• **ENTRIES**:
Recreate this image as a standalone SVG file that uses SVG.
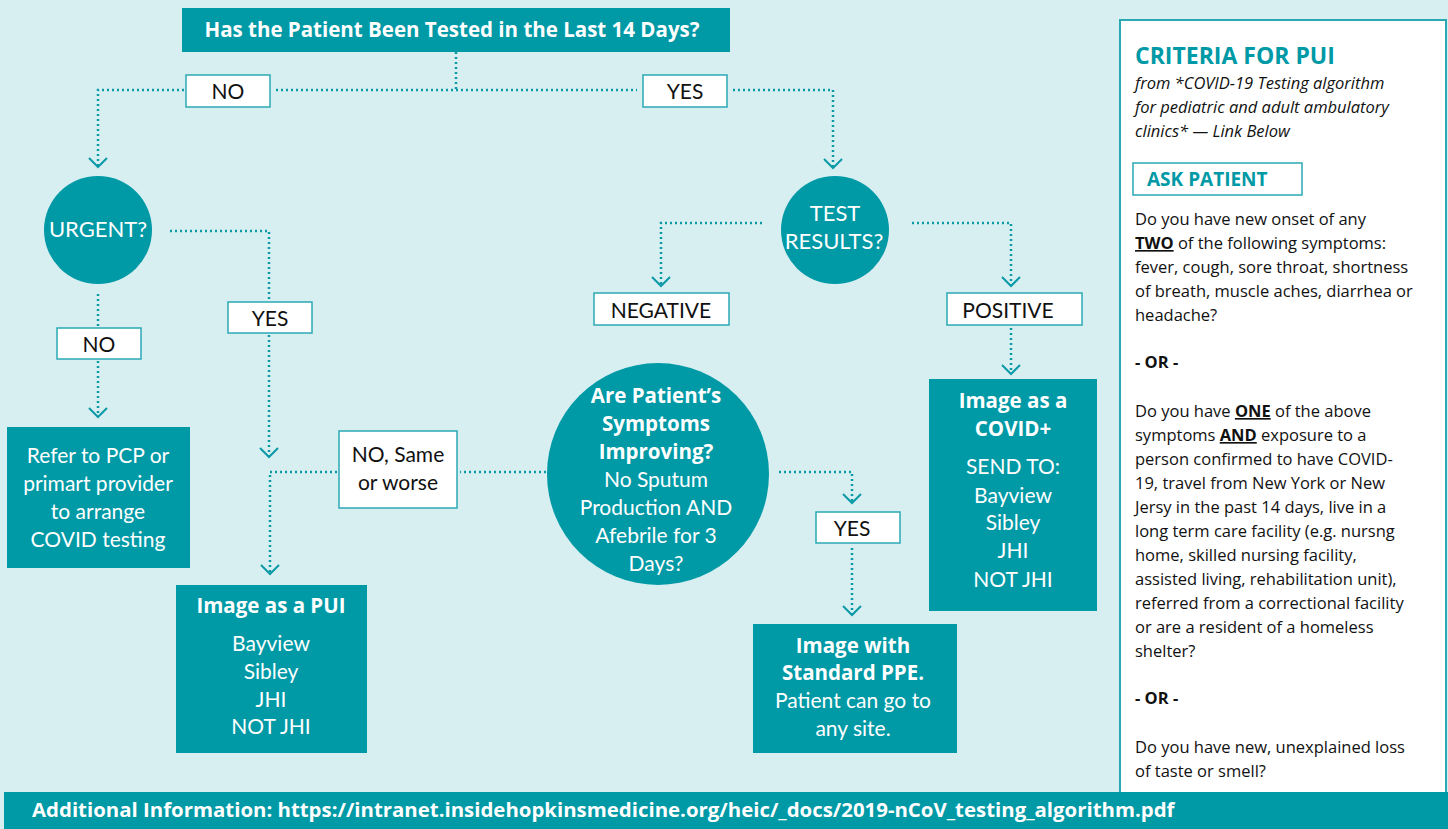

---

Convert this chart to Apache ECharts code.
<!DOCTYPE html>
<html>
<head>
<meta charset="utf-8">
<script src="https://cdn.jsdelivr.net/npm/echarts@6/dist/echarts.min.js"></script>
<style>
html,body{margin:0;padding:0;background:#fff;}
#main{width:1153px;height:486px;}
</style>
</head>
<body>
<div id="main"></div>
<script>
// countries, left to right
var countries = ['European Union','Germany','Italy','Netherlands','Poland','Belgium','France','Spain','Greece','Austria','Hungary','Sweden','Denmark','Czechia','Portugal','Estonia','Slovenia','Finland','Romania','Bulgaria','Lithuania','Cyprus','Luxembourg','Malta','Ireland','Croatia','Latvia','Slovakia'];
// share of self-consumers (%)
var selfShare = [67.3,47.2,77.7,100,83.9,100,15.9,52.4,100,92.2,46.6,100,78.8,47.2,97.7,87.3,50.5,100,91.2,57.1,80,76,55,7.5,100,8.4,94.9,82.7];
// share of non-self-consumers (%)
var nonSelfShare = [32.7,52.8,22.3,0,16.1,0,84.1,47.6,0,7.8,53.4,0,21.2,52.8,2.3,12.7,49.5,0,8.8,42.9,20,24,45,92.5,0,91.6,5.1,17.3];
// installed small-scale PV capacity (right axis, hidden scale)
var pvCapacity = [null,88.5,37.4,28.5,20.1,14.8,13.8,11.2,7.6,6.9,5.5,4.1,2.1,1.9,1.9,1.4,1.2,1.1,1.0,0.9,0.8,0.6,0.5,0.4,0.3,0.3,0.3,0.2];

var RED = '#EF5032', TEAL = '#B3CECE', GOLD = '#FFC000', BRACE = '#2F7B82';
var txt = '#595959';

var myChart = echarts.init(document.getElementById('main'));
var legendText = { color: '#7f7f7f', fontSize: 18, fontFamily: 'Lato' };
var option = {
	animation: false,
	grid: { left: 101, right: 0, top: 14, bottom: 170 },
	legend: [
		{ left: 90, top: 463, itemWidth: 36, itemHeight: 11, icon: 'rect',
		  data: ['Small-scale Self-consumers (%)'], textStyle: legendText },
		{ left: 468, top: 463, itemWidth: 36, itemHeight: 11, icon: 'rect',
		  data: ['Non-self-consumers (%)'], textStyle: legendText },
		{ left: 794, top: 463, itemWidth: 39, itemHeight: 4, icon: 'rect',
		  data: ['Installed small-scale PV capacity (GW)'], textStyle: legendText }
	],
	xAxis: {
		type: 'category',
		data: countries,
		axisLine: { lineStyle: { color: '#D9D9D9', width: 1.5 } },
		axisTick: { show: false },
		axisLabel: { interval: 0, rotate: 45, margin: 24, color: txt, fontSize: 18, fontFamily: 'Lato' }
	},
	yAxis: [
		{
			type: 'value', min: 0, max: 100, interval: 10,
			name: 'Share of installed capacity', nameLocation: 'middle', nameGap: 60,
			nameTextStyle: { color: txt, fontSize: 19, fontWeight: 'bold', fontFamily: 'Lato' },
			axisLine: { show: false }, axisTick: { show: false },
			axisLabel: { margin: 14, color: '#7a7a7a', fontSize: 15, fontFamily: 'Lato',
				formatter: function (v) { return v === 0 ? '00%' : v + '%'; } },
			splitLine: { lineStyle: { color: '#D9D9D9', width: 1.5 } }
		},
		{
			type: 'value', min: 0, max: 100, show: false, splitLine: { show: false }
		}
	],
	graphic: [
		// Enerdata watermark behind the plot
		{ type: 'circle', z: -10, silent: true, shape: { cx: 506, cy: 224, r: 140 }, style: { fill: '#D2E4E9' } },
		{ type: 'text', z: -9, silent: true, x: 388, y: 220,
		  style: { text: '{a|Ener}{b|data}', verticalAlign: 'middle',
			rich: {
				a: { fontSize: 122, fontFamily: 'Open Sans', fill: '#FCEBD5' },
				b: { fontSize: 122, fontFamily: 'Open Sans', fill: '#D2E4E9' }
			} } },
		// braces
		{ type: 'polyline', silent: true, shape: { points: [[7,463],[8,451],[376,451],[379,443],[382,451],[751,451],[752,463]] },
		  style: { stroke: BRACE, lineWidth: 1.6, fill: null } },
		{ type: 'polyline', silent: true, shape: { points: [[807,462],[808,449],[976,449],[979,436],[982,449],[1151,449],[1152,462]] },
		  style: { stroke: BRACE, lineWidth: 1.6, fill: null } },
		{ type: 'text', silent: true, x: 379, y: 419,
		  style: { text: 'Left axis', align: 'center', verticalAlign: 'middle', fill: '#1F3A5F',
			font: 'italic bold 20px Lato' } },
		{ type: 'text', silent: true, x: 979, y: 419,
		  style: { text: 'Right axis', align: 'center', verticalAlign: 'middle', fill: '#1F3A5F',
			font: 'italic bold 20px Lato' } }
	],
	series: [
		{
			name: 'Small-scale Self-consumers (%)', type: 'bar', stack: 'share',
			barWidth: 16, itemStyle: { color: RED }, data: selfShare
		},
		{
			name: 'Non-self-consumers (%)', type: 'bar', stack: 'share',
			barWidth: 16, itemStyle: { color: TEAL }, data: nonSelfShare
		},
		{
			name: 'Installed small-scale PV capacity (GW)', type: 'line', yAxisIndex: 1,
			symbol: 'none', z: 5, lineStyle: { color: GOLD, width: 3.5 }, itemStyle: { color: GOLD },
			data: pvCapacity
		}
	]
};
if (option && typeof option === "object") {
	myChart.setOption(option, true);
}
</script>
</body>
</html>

• **WORK REQUIRED**: Check every line for "this" and show the ones that have it.

• **COMPLETE RESPONSE**:
Recreate this image as a standalone SVG file that uses SVG.
Convert this chart to Apache ECharts code.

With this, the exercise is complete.